On Sunday, 10 June 2001, Peter Scott <[EMAIL PROTECTED]> wrote:
> He's right. I do a lot of DBI stuff with Oracle, and every so often
> I have a hankering for some kind of structured tied variable that
> would look like my database. Then I wake up and realize that modeling
> of a single table doesn't do squat for me, and modeling of the whole
> database requires knowledge of the foreign key relationships, and even
> with those, no variable structure suggests itself. And then I remember
> this is why I wrote object classes modeling the things I want to get
> out of/put into the database.
>
> Even if your database is so simple that you do just want to model
> single tables, it would be easy to build atop DBI.
I beg to disagree. DBI is complicated and verbose.
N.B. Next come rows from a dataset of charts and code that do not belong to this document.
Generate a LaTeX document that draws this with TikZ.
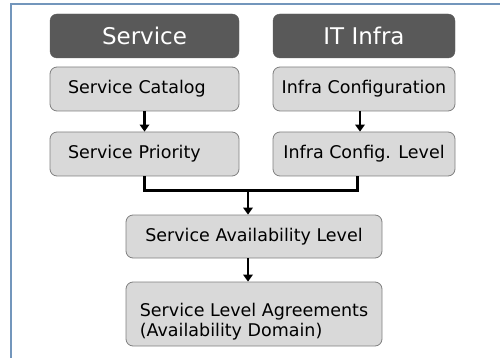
\documentclass[tikz,border=0pt]{standalone}
\usepackage{fontspec}
\setmainfont{DejaVu Sans}
\usetikzlibrary{arrows.meta,calc}

\definecolor{headgray}{HTML}{595959}
\definecolor{boxgray}{HTML}{D9D9D9}
\definecolor{edgegray}{HTML}{7F7F7F}
\definecolor{frameblue}{HTML}{7396BC}

\tikzset{
    head/.style={
        rectangle, rounded corners=7pt,
        fill=headgray, draw=headgray,
        text=white, font=\fontsize{23}{27}\selectfont,
        minimum height=44pt
    },
    block/.style={
        rectangle, rounded corners=7pt,
        fill=boxgray, draw=edgegray, line width=0.8pt,
        font=\fontsize{17.5}{20}\selectfont,
        minimum height=44pt, inner sep=2pt
    },
    leftblock/.style={
        block, inner xsep=18pt,
        text width=153pt, align=left
    },
    flow/.style={
        line width=2.6pt,
        -{Triangle[length=7pt,width=9.5pt]}
    }
}

\begin{document}
\begin{tikzpicture}[x=1pt,y=-1pt]

    \useasboundingbox (0,0) rectangle (500,358);

    % frame
    \draw[frameblue, line width=1.4pt]
        (11,358) --
        (11,4) --
        (500,4);

    % headers
    \node[head, minimum width=189pt] (service) at (144.5,36) {Service};
    \node[head, minimum width=182pt] (infra) at (364,36) {IT Infra};

    % service column
    \node[leftblock] (catalog) at (144.5,89) {Service Catalog};
    \node[leftblock] (priority) at (144.5,154) {Service Priority};

    % infra column
    \node[block, minimum width=182pt] (config) at (364,89) {Infra Configuration};
    \node[block, minimum width=182pt] (cfglevel) at (364,154) {Infra Config. Level};

    % lower blocks
    \node[block, minimum width=256pt, minimum height=43pt] (avail) at (254,236.5)
        {Service Availability Level};
    \node[block, minimum width=256pt, minimum height=64pt, align=left] (sla) at (254,314)
        {\rule{0pt}{28pt}Service Level Agreements\\(Availability Domain)};

    % arrows
    \draw[flow]
        (catalog) --
        (priority);
    \draw[flow]
        ([xshift=-4pt]config.south) --
        ([xshift=-4pt]cfglevel.north);

    % merge
    \coordinate (join) at (248,190);
    \draw[line width=3pt]
        (priority.south) |-
        (join) -|
        ([xshift=-7pt]cfglevel.south);
    \draw[flow]
        ([yshift=-1.5pt]join) --
        (avail.north -| join);

    \draw[flow]
        (avail.south -| join) --
        (sla.north -| join);

\end{tikzpicture}
\end{document}
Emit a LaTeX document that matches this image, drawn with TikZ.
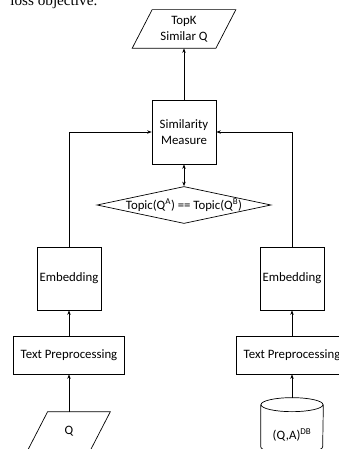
\documentclass[tikz,border=0pt]{standalone}
\usepackage{fontspec}
\setmainfont{Carlito}
\newfontfamily\timesfont{Liberation Serif}
\usetikzlibrary{arrows.meta,calc,shapes.geometric}

\begin{document}
\begin{tikzpicture}[x=1pt, y=-1pt, >={Stealth[length=4.5pt,width=3.5pt]}, line width=0.7pt,
    every node/.style={font=\fontsize{12.8}{15.5}\selectfont, inner sep=0pt},
    box/.style={draw, align=center},
    io/.style={align=center}]
    \useasboundingbox (0,0) rectangle (339,449);
    \clip (0,0) rectangle (339,449);

    % 上方正文残行
    \node[anchor=base west, font=\timesfont\fontsize{15.2}{18}\selectfont] (prevtext) at (10,6) {loss objective.};

    % 输出
    \node[io, minimum width=83pt, minimum height=38pt] (topk) at (184,29) {TopK\\Similar Q};
    \draw ($(topk.south west)+(-10,0)$) -- ($(topk.south east)+(-10,0)$)
        -- ($(topk.north east)+(10,0)$) -- ($(topk.north west)+(10,0)$) -- cycle;

    % 相似度与主题判断
    \node[box, minimum width=64pt, minimum height=64pt] (sim) at (184,132) {Similarity\\Measure};
    \node[diamond, draw, minimum width=174pt, minimum height=37pt] (topic) at (184,205) {};
    \node (topictxt) at (topic.center) {Topic(Q\textsuperscript{A}) == Topic(Q\textsuperscript{B})};

    % 左侧：查询
    \node[box, minimum width=64pt, minimum height=63pt] (embl) at (69,278.5) {Embedding};
    \node[box, minimum width=111pt, minimum height=38pt] (tpl) at (69,355) {Text Preprocessing};
    \node[io, minimum width=62pt, minimum height=38pt] (q) at (69,431) {Q};
    \draw ($(q.south west)+(-10,0)$) -- ($(q.south east)+(-10,0)$)
        -- ($(q.north east)+(10,0)$) -- ($(q.north west)+(10,0)$) -- cycle;

    % 右侧：数据库
    \node[box, minimum width=64pt, minimum height=63pt] (embr) at (292,278.5) {Embedding};
    \node[box, minimum width=111pt, minimum height=38pt] (tpr) at (292,355) {Text Preprocessing};
    \node[minimum width=62pt, minimum height=74pt] (db) at (292,435) {(Q,A)\textsuperscript{DB}};
    \draw ($(db.north)+(0,7)$) ellipse [x radius=31, y radius=7];
    \draw ($(db.north west)+(0,7)$) -- ($(db.north west)+(0,49)$)
        arc[start angle=180, end angle=0, x radius=31, y radius=7] -- ($(db.north east)+(0,7)$);

    % 连线
    \draw[->] (q.north) -- (tpl.south);
    \draw[->] (tpl.north) -- (embl.south);
    \draw[->] (embl.north) |- (sim.west);
    \draw[->] (db.north) -- (tpr.south);
    \draw[->] (tpr.north) -- (embr.south);
    \draw[->] (embr.north) |- (sim.east);
    \draw[<->] (sim.south) -- (topic.north);
    \draw[->] (sim.north) -- (topk.south);
\end{tikzpicture}
\end{document}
It takes many lines
of code to do simple things with DBI. Sometimes you don't need that.
I'm going to be a bit annoying here -- I'm going to refer to another
language, and I'm going to recommend that it's of interest to this group.
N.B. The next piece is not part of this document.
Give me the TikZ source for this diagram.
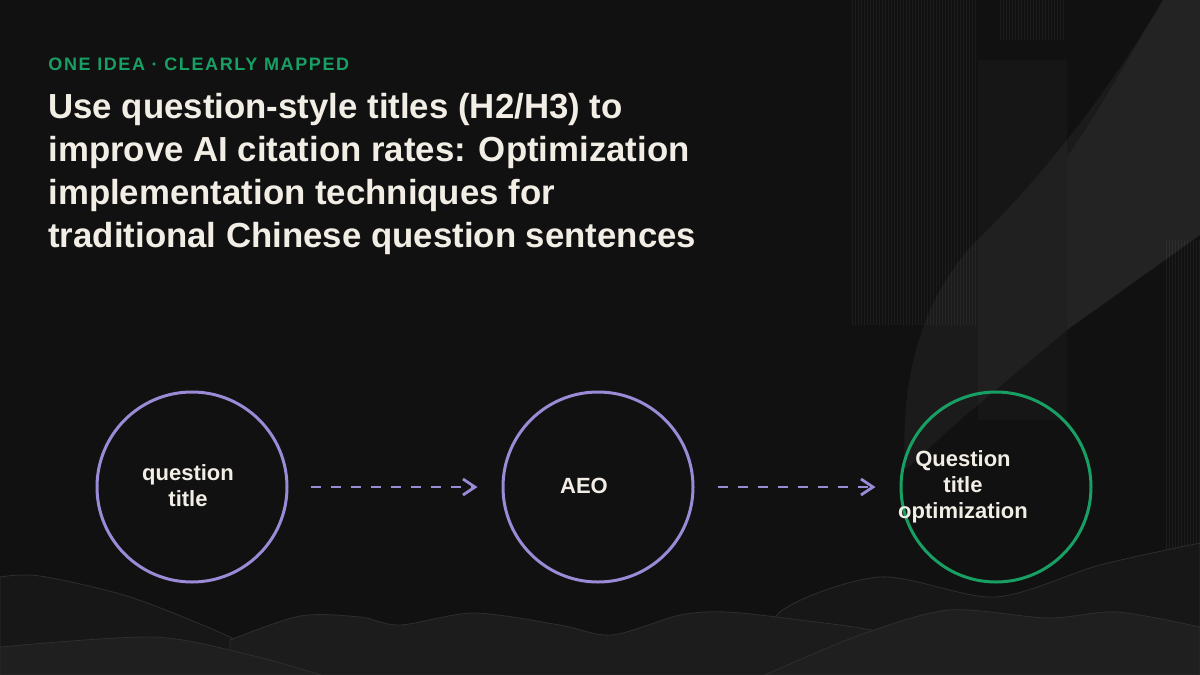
\documentclass[tikz,border=0pt]{standalone}
\usepackage{fontspec}
\setmainfont{Liberation Sans}
\usetikzlibrary{arrows.meta,positioning}
\definecolor{bgdark}{HTML}{111111}
\definecolor{lilac}{HTML}{9B8AD6}
\definecolor{mint}{HTML}{18A064}
\definecolor{cream}{HTML}{F2EEE6}

\begin{document}
\begin{tikzpicture}[x=0.5pt,y=-0.5pt,
  bubble/.style={circle,draw=#1,line width=1.5pt,minimum size=95pt,inner sep=0pt},
  bubbletext/.style={text=cream,font=\bfseries\fontsize{11}{13}\selectfont,align=center,anchor=base,inner sep=0pt},
  flow/.style={draw=lilac,line width=1.4pt,dash pattern=on 5pt off 5pt,-{Straight Barb[length=6pt,width=8pt]}},
  wave/.style={fill=#1,draw=white!18!black,line width=0.4pt},
  stripe/.style={draw=white,opacity=0.05,line width=0.5pt}]
\fill[bgdark] (0,0) rectangle (1200,675);
\useasboundingbox (0,0) rectangle (1200,675);

% backdrop on the right
\foreach \x in {852,855,...,975} \draw[stripe] (\x,0) -- (\x,325);
\foreach \x in {1000,1003,...,1065} \draw[stripe] (\x,0) -- (\x,40);
\foreach \x in {1166,1169,...,1199} \draw[stripe] (\x,240) -- (\x,560);
\fill[white,opacity=0.025] (978,60) rectangle (1067,420);
\fill[white,opacity=0.045] (1163,0) .. controls (1110,90) and (1040,180) .. (977,240)
  .. controls (920,300) and (900,380) .. (905,470) -- (960,420) -- (1067,330) -- (1200,235) -- (1200,0) -- cycle;
\fill[white,opacity=0.035] (1163,0) .. controls (1130,55) and (1100,110) .. (1067,157) -- (1067,330) -- (1200,235) -- (1200,0) -- cycle;

% waves
\filldraw[wave=white!9!black] plot[smooth] coordinates {(0,577) (40,576) (130,597) (230,637) (300,675)} -- (0,675) -- cycle;
\filldraw[wave=white!9!black] plot[smooth] coordinates {(760,675) (780,612) (880,577) (995,597) (1100,565) (1200,543)} -- (1200,675) -- cycle;
\filldraw[wave=white!11!black] plot[smooth] coordinates {(230,640) (300,616) (360,617) (400,625) (474,613) (560,625) (612,635) (680,615) (727,612) (800,620) (880,632) (960,660) (1000,675)} -- (230,675) -- cycle;
\filldraw[wave=white!12!black] plot[smooth] coordinates {(0,647) (153,637) (250,655) (321,675)} -- (0,675) -- cycle;
\filldraw[wave=white!12!black] plot[smooth] coordinates {(765,675) (860,635) (949,610) (1048,618) (1117,612) (1200,627)} -- (1200,675) -- cycle;

% texts
\node[anchor=base west,inner sep=0pt,text=mint,font=\bfseries\fontsize{9}{11}\selectfont\addfontfeature{LetterSpace=9}] (kicker) at (48,70) {ONE IDEA · CLEARLY MAPPED};
\node[anchor=base west,inner sep=0pt,text=cream,align=left,font=\bfseries\fontsize{17.4}{21.5}\selectfont] (headline) at (48,247)
  {Use question-style titles (H2/H3) to\\improve AI citation rates: Optimization\\implementation techniques for\\traditional Chinese question sentences};

% circles and flow
\node[bubble=lilac] (q) at (192,487) {};
\node[bubble=lilac] (aeo) at (598,487) {};
\node[bubble=mint] (opt) at (996,487) {};
\node[bubbletext] (qtext) at (188,506) {question\\title};
\node[bubbletext] (aeotext) at (584,493) {AEO};
\node[bubbletext] (opttext) at (963,518) {Question\\title\\optimization};
\draw[flow] ([xshift=11pt]q.east) -- ([xshift=-12pt]aeo.west);
\draw[flow] ([xshift=11.5pt]aeo.east) -- ([xshift=-12pt]opt.west);
\end{tikzpicture}
\end{document}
Briefly: There's a language (K, see www.kx.com), which has been used
to implement a rather elegant (fast, small) sql server. I think its
implementation of multi-dimensional arrays is worth knowing about.
A couple highlights:
[1] sql tables are physically stored as individual columns (a speed
advantage for the problem domain it's aimed at).
[2] the language supports triggers and dependencies. This is much more
general than array slices: this allows simple implementation of sql
views, user interface mechanisms, etc.
On the downside: If you don't already know apl and scheme, you'll have
a steep learning curve with the language. Some people might even call
its syntax "ugly". Also, while the language (and the sql interpreter)
are available for free download, it is a commercial product and no
source is available (if you consider k code to be ugly, this lack of
source code might be something to be grateful for).